The fact that Voyager used Jupiter, Saturn, Uranus, and Neptune for those gravity assists and that window won’t open up again until ~2151 as you mentioned, is why I mentioned the Oberth effect. You would have to figure out how to carry enough fuel to use the Oberth effect, just as New Horizon did but at a larger scale.
I suppose you could use lots and lots of inner planet accelerations like the Parker Solar Probe used, but in the other direction but it would be hard and you would probably have to extend the Ephemeris past the current used PPN terms.
Isn’t this the exact definition of not current technology?
Well, havent’t the voyagers come to a stop after bumping into the edge of the heliosphere and whatever is pushing back against that? Oh, OK I see recent news.
FWIW, the Dawn probe, which was powered by NSTAR derived ion thrusters, achieved a 41,360 kph total velocity change.
“The probes would be accelerated to 20 percent of the speed of light in about two minutes… This velocity would get the probe past the orbit Pluto in three days and to the nearest star in 20 years.”
Are you saying that if I’m traveling away from Earth at 4.5km/s and chuck stuff out the back at 4.4km/s that I won’t accelerate? Because I don’t think that’s how Newton’s 3rd Law works.

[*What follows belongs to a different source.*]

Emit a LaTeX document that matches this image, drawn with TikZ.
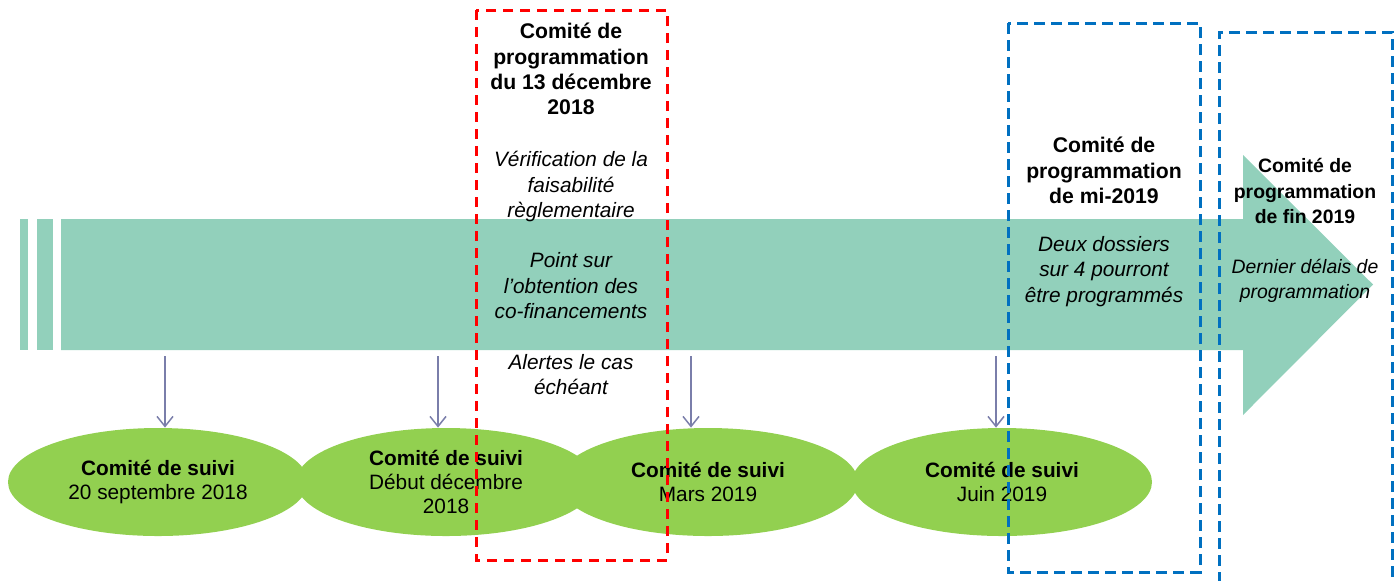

The Tsiolkovsky Rocket Equation is going to put a practical limit on how much delta-V you can get out of a rocket with 4.4km/s exhaust velocity, but that limit should be significantly higher than 4.4km/s or orbital rockets wouldn’t work.
No, I am saying the faster you can toss mass out of the back of the rocket the more efficient it is.
The Tsiolkovsky rocket equation, or “delta vee” will be cruel if you do the actual math though.
Δv = v[sub]exhaust[/sub] * ln(mass[sub]0[/sub]/mass[sub]1[/sub])
If your rocket weighs 1,000,000 kg, with an only unrealistic dead weight of 10 kg and you have exaust that is 4.4km/s you could get up to 50.65 km/s. If you can get it to where your non-fuel total rocket mass is 1% of the total mass with fuel you would only get to 20.26 km/s. If you have 50% fuel you can only get to 3.0 km/s.
The natural log will ruin your day even with the ideal rocket law.
Isn’t this also the exact definition of not current technology?
From what I understand it wasn’t the engineering challenges that stopped Orion, but the results of the engineering challenges that stopped it. Basically to perfect it they would have to detonate a lot of nukes in mid-air and obviously that won’t have very good ecological consequences. If we absolutely did not give a shit about fallout Orion could be built today pretty easily.